The Square
(Ruben Östlund)

 Elisabeth Moss in a scene from Ruben Ostlund's  The Square  {Photo: MAGNOLIA PICTURES}

Elisabeth Moss in a scene from Ruben Ostlund's The Square {Photo: MAGNOLIA PICTURES}

The Square screens at the AMC River East 21 on Friday, October 13 at 8:15PM and Saturday, October 14 at 5:15PM. Actor Terry Notary is scheduled to attend both dates for a post-screening Q&A. For additional ticketing information, refer to the Chicago International Film Festival website here

Ruben Östlund follows his breakthrough Force Majeure by amplifying his concerns in The Square. He pits the male egocentrism of Christian (Claes Bang), a playboy/curator of Stockholm’s X-Royal Museum, against the sweeping backdrop of white privilege, class malaise, urban poverty, artistic authenticity, liberal guilt, and etcetera. The film’s title refers to one of the museum’s upcoming installations, where a placard from the artist denotes that The Square is “a sanctuary of trust and caring. Within it, we all share equal rights and obligations”. It’s the kind of banality one utters that suggests everything and means nothing.
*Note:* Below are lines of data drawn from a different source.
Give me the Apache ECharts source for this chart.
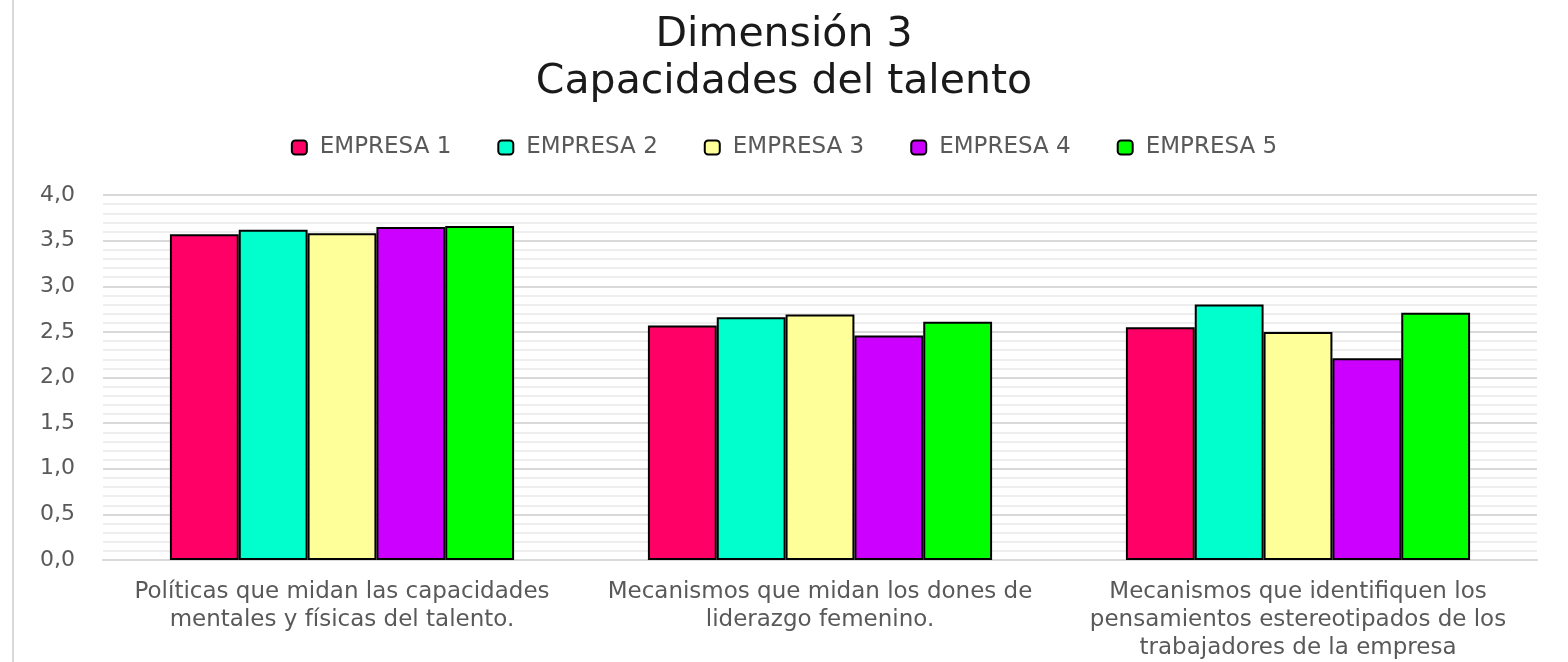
<!DOCTYPE html>
<html>
<head>
<meta charset="utf-8">
<script src="https://cdn.jsdelivr.net/npm/echarts@6/dist/echarts.min.js"></script>
<style>html,body{margin:0;padding:0;background:#fff}#c{width:1568px;height:662px}</style>
</head>
<body>
<div id="c"></div>
<script>
const categories = [
  "Políticas que midan las capacidades\nmentales y físicas del talento.",
  "Mecanismos que midan los dones de\nliderazgo femenino.",
  "Mecanismos que identifiquen los\npensamientos estereotipados de los\ntrabajadores de la empresa"
];
const seriesNames = ["EMPRESA 1", "EMPRESA 2", "EMPRESA 3", "EMPRESA 4", "EMPRESA 5"];
const empresa1 = [3.57, 2.57, 2.55];
const empresa2 = [3.62, 2.66, 2.80];
const empresa3 = [3.58, 2.69, 2.50];
const empresa4 = [3.65, 2.46, 2.21];
const empresa5 = [3.66, 2.61, 2.71];
const colors = ["#FF0066", "#00FFCC", "#FFFF99", "#CC00FF", "#00FF00"];
const values = [empresa1, empresa2, empresa3, empresa4, empresa5];

const FONT = "'DejaVu Sans', 'Open Sans', sans-serif";
const chart = echarts.init(document.getElementById('c'));
chart.setOption({
  animation: false,
  backgroundColor: '#fff',
  title: {
    text: 'Dimensión 3\nCapacidades del talento',
    left: 'center', top: 7,
    textStyle: { fontFamily: FONT, fontSize: 41, fontWeight: 'normal', color: '#1a1a1a', lineHeight: 47 }
  },
  legend: {
    data: seriesNames,
    top: 131, left: 'center',
    itemWidth: 15, itemHeight: 14, itemGap: 46,
    textStyle: { fontFamily: FONT, fontSize: 23, color: '#595959', padding: [0, 0, 0, 8] },
    itemStyle: { borderColor: '#000', borderWidth: 2 }
  },
  graphic: [{
    type: 'line', shape: { x1: 13, y1: 0, x2: 13, y2: 662 },
    style: { stroke: '#d9d9d9', lineWidth: 2 }
  }],
  grid: { left: 103, right: 31, top: 195, bottom: 99, containLabel: false },
  xAxis: {
    type: 'category', data: categories,
    axisLine: { show: true, lineStyle: { color: '#d9d9d9', width: 2 } },
    axisTick: { show: false },
    axisLabel: { fontFamily: FONT, fontSize: 23, color: '#595959', lineHeight: 28, margin: 18, interval: 0 }
  },
  yAxis: {
    type: 'value', min: 0, max: 4, interval: 0.5,
    axisLine: { show: false }, axisTick: { show: false },
    axisLabel: {
      fontFamily: FONT, fontSize: 22, color: '#595959', margin: 28,
      formatter: v => v.toFixed(1).replace('.', ',')
    },
    splitLine: { lineStyle: { color: '#d9d9d9', width: 2 } },
    minorTick: { show: false, splitNumber: 5 },
    minorSplitLine: { show: true, lineStyle: { color: '#eeeeee', width: 2 } }
  },
  series: values.map((d, i) => ({
    name: seriesNames[i], type: 'bar', data: d,
    barGap: '0%', barCategoryGap: '28%',
    itemStyle: { color: colors[i], borderColor: '#000', borderWidth: 2 }
  }))
});
</script>
</body>
</html>
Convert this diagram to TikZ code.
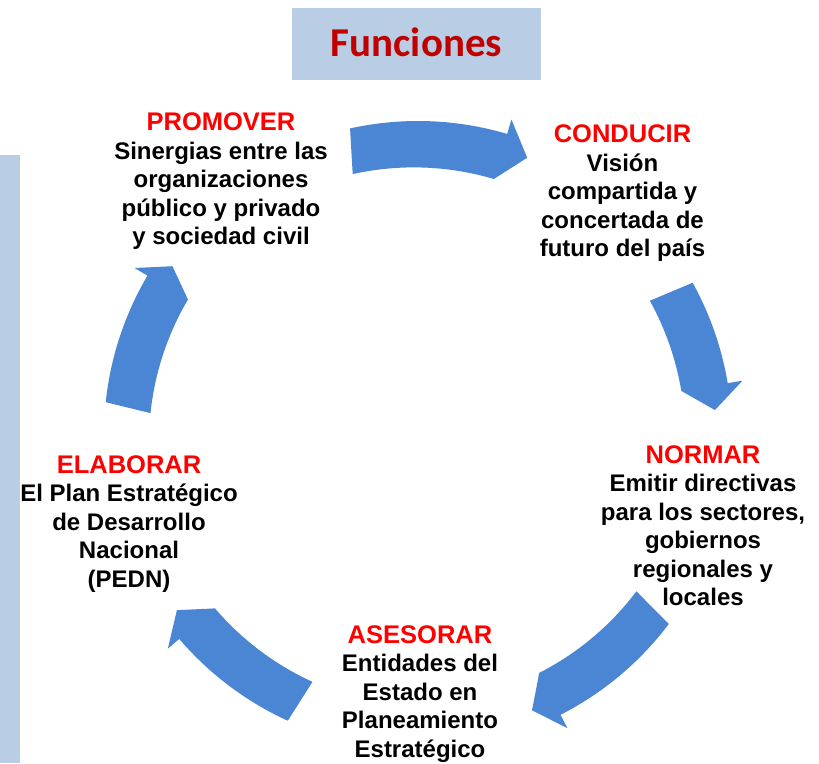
\documentclass[tikz,border=0pt]{standalone}
\usepackage{fontspec}
\setmainfont{Liberation Sans}
\newfontfamily\titlefont{Carlito}
\definecolor{barblue}{RGB}{185,205,229}
\definecolor{arrowblue}{RGB}{74,134,212}
\definecolor{titlered}{RGB}{192,0,0}
\definecolor{headred}{RGB}{255,0,0}
\newcommand{\hd}[1]{{\color{headred}\fontsize{25.5}{28.5}\selectfont #1}}
% tail angle, head-base angle, tip angle
\newcommand{\cyclearrow}[3]{%
  \fill[arrowblue] (#1:314) arc[start angle=#1, end angle=#2, radius=314]
    -- (#2:329) -- (#3:298) -- (#2:267)
    arc[start angle=#2, end angle=#1, radius=282] -- cycle;}
\begin{document}
\begin{tikzpicture}[x=1pt,y=1pt,
  blocktext/.style={align=center, inner sep=0pt, anchor=north,
    font=\bfseries\fontsize{24}{28.5}\selectfont}]
\useasboundingbox (0,0) rectangle (819,763);
\fill[white] (0,0) rectangle (819,763);
% left bar
\fill[barblue] (0,0) rectangle (20,608);
% title
\fill[barblue] (292,683) rectangle (541,755);
\node[anchor=base, inner sep=0pt, text=titlered,
  font=\titlefont\bfseries\fontsize{41}{48}\selectfont] (title) at (416.5,706) {Funciones};
% arrows
\begin{scope}[shift={(418,328)}]
  \cyclearrow{102.5}{73.5}{68.5}
  \cyclearrow{29}{9.5}{4.8}
  \cyclearrow{-37}{-63}{-67.5}
  \cyclearrow{-114.5}{-139.5}{-144}
  \cyclearrow{174}{149.5}{145.5}
\end{scope}
% text blocks
\node[blocktext] (promover) at (221,650) {\hd{PROMOVER}\\Sinergias entre las\\organizaciones\\público y privado\\y sociedad civil};
\node[blocktext] (conducir) at (622.5,638) {\hd{CONDUCIR}\\Visión\\compartida y\\concertada de\\futuro del país};
\node[blocktext] (normar) at (703,318) {\hd{NORMAR}\\Emitir directivas\\para los sectores,\\gobiernos\\regionales y\\locales};
\node[blocktext] (asesorar) at (420,138) {\hd{ASESORAR}\\Entidades del\\Estado en\\Planeamiento\\Estratégico};
\node[blocktext] (elaborar) at (129,308) {\hd{ELABORAR}\\El Plan Estratégico\\de Desarrollo\\Nacional\\(PEDN)};
\end{tikzpicture}
\end{document}
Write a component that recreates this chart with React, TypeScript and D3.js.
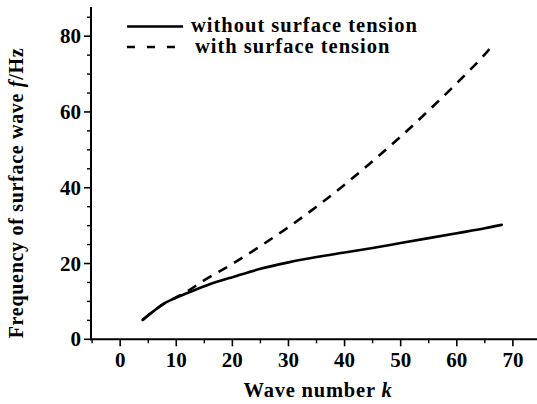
import React from "react";
import * as d3 from "d3";

const kNoTension = [4, 6, 8, 10, 12, 15, 18, 20, 25, 30, 35, 40, 45, 50, 55, 60, 65, 68];
const fNoTension = [5.1, 7.5, 9.6, 11.0, 12.2, 14.0, 15.5, 16.4, 18.6, 20.3, 21.7, 22.9, 24.1, 25.4, 26.7, 28.0, 29.3, 30.2];

const kTension = [4, 6, 8, 10, 12, 15, 20, 25, 30, 35, 40, 45, 50, 55, 60, 65, 66.5];
const fTension = [5.1, 7.5, 9.6, 11.1, 12.7, 15.6, 19.9, 24.6, 29.6, 35.0, 40.8, 47.0, 53.5, 60.4, 67.6, 75.2, 77.7];

const xTicks = [0, 10, 20, 30, 40, 50, 60, 70];
const xMinor = [-5, 5, 15, 25, 35, 45, 55, 65];
const yTicks = [0, 20, 40, 60, 80];
const yMinor = [5, 10, 15, 25, 30, 35, 45, 50, 55, 65, 70, 75, 85];

const legendLabels = ["without surface tension", "with surface tension"];

const W = 537;
const H = 404;

export default function App() {
  const x = d3.scaleLinear().domain([-5.2, 74.3]).range([91, 537]);
  const y = d3.scaleLinear().domain([0, 87.7]).range([339.3, 7]);
  const line = d3
    .line<[number, number]>()
    .x((d) => x(d[0]))
    .y((d) => y(d[1]))
    .curve(d3.curveMonotoneX);
  const solid = kNoTension.map((k, i) => [k, fNoTension[i]] as [number, number]);
  const dashed = kTension.map((k, i) => [k, fTension[i]] as [number, number]);
  const font = "Liberation Serif, serif";
  const x0 = x.range()[0];
  const yb = y.range()[0];
  return (
    <svg
      width={W}
      height={H}
      style={{ position: "fixed", left: 0, top: 0, background: "#fff" }}
      fontFamily={font}
    >
      <rect width={W} height={H} fill="#fff" />
      <line x1={x0} x2={x0} y1={y.range()[1]} y2={yb + 1} stroke="#000" strokeWidth={2} />
      <line x1={x0 - 1} x2={x.range()[1]} y1={yb} y2={yb} stroke="#000" strokeWidth={2} />
      {xTicks.map((t) => (
        <g key={"xt" + t}>
          <line x1={x(t)} x2={x(t)} y1={yb} y2={yb + 7} stroke="#000" strokeWidth={1.6} />
          <text x={x(t)} y={367} textAnchor="middle" fontSize={21} fontWeight="bold">
            {t}
          </text>
        </g>
      ))}
      {xMinor.map((t) => (
        <line key={"xm" + t} x1={x(t)} x2={x(t)} y1={yb} y2={yb + 4} stroke="#000" strokeWidth={1.4} />
      ))}
      {yTicks.map((t) => (
        <g key={"yt" + t}>
          <line x1={x0 - 7} x2={x0} y1={y(t)} y2={y(t)} stroke="#000" strokeWidth={1.6} />
          <text x={81} y={y(t) + 7} textAnchor="end" fontSize={21} fontWeight="bold">
            {t}
          </text>
        </g>
      ))}
      {yMinor.map((t) => (
        <line key={"ym" + t} x1={x0 - 4} x2={x0} y1={y(t)} y2={y(t)} stroke="#000" strokeWidth={1.4} />
      ))}
      <path d={line(solid) || ""} fill="none" stroke="#000" strokeWidth={2.6} strokeLinecap="round" />
      <path
        d={line(dashed) || ""}
        fill="none"
        stroke="#000"
        strokeWidth={2.6}
        strokeDasharray="10 8"
      />
      <line x1={127} x2={183} y1={26.5} y2={26.5} stroke="#000" strokeWidth={2.6} />
      <line x1={127} x2={176} y1={47} y2={47} stroke="#000" strokeWidth={2.6} strokeDasharray="8 12" />
      <text x={191} y={32} fontSize={20.5} fontWeight="bold" letterSpacing={1}>
        {legendLabels[0]}
      </text>
      <text x={195} y={53} fontSize={20.5} fontWeight="bold" letterSpacing={1}>
        {legendLabels[1]}
      </text>
      <text x={318} y={397} textAnchor="middle" fontSize={20.5} fontWeight="bold" letterSpacing={0.8}>
        Wave number <tspan fontStyle="italic">k</tspan>
      </text>
      <text
        transform={`translate(23, 193) rotate(-90)`}
        textAnchor="middle"
        fontSize={20}
        fontWeight="bold"
        letterSpacing={0.7}
      >
        Frequency of surface wave <tspan fontStyle="italic">f</tspan>/Hz
      </text>
    </svg>
  );
}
And that’s where Östlund leaves you: attempting to make out his fuzzy distinctions between art and avocation, performance and reality, ambivalence and awareness, love and fucking, etc. Yet Östlund is only intermittently successful, where his unfortunate tendency is to didactically spell out his thematic ambitions with each quasi-vignette. The moments that work truly sing though, as displayed by a Force Majeure-esque scene where two men think they’ve saved a woman from an assailant, only to realize they’ve been swindled. Or the all too familiar argument had by Christian and a female journalist (Elizabeth Moss in a terrific yet all too brief supporting performance) discussing the direction of their relationship, set against an anxiety-ridden backdrop involving an eavesdropping museum guard and a rickety tower installation composed of school desks. What comes of The Square as a whole is not all too different from perusing through a museum corridor – some pieces settle into your cognition while others do not. Its slights become increasingly less important to me compared to its affecting, memorable strengths.